Aangezien artikel 36 niet is gewijzigd en de SWT evenmin, is Proximus, als centrale dienst waarvan de werkkring het ganse land bestrijkt, op dit moment verplicht om voor zijn betrekkingen met de particulieren gebruik te maken van die van de drie talen waarvan de betrokkenen zich hebben bediend (artikel 41, § 1). De medewerkers die door Proximus naar Dworp worden gestuurd om een klant te helpen die zich in het Nederlands uitdrukt, moeten dus in staat zijn om zich in het Nederlands tot die persoon te richten. Er zij op gewezen dat artikel 50 van de SWT bepaalt dat «De aanstelling, uit welken hoofde ook, van private medewerkers, opdrachthouders of deskundigen ontslaat de diensten niet van de toepassing van deze gecoördineerde wetten». Het gebruik van onderaanneming zou Proximus dus niet vrijstellen van zijn taalkundige verplichtingen.

Voor de andere marktdeelnemers moet per geval een onderscheid worden gemaakt, aangezien hun juridische situatie kan verschillen. De VCT heeft tot nu toe Telenet altijd als een «privaat bedrijf» beschouwd. Telenet is dan ook niet onderworpen aan de SWT.

Er zij echter op gewezen dat de VCT van mening was dat een uitgever van telefoongidsen aan de SWT onderworpen was, voor zover het een rechtspersoon betreft «die concessiehouder [is] van een openbare dienst of die belast [is] met een taak die de grenzen van een privaat bedrijf te buiten gaat en die de wet of de openbare machten [hem] hebben toevertrouwd in het belang van het algemeen» (in de zin van artikel 1, § 1, 2°, van de SWT) (adviesen nrs. 50 463 van 29 maart 2019 en 51 009 van 29 maart 2019).
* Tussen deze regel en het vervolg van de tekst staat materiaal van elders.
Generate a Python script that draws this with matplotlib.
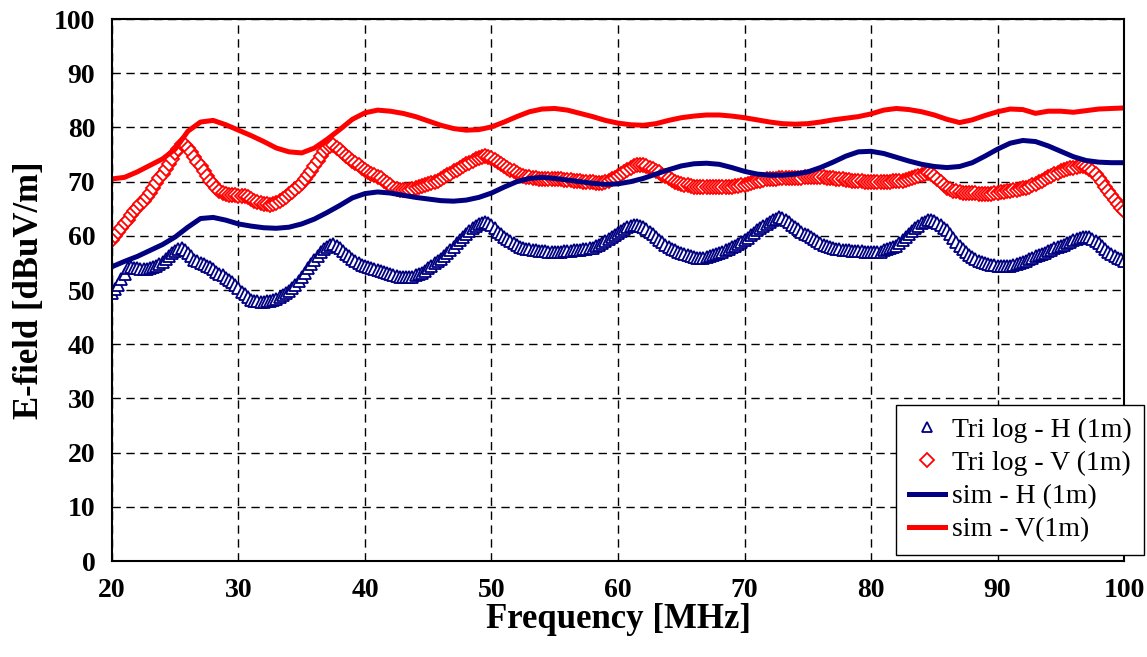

2) De particulier kan onmiddellijk contact opnemen met zijn operator om een klacht in te dienen en een oplossing te vragen. Bij gebrek aan een bevredigend antwoord kan hij gebruik maken van het wettelijke recht om kosteloos van operator te veranderen. De mogelijkheid voor particulieren om een zaak aanhangig te maken bij de VCT is beperkt tot de inwoners die hun verblijfplaats hebben in bepaalde gemeenten, waarvan Dworp geen deel uitmaakt.

3) De overheid kan de VCT raadplegen overeenkomstig artikel 61, § 2, SWT. Indien het gevraagde advies niet binnen vijfenveertig dagen wordt verleend, legt de betrokken minister de zaak voor aan de minister van Binnenlandse Zaken, die in de plaats van de Commissie adviseert.

4)We hebben u opmerking overgemaakt aan Proximus.

5) Een initiatief ter verduidelijking van de wetgeving (de wet van 1991 en de SWT) zou zeker nodig zijn om te voorkomen dat dit soort situaties zich opnieuw voordoen. Een volgende regering zou zo’n initiatief kunnen nemen.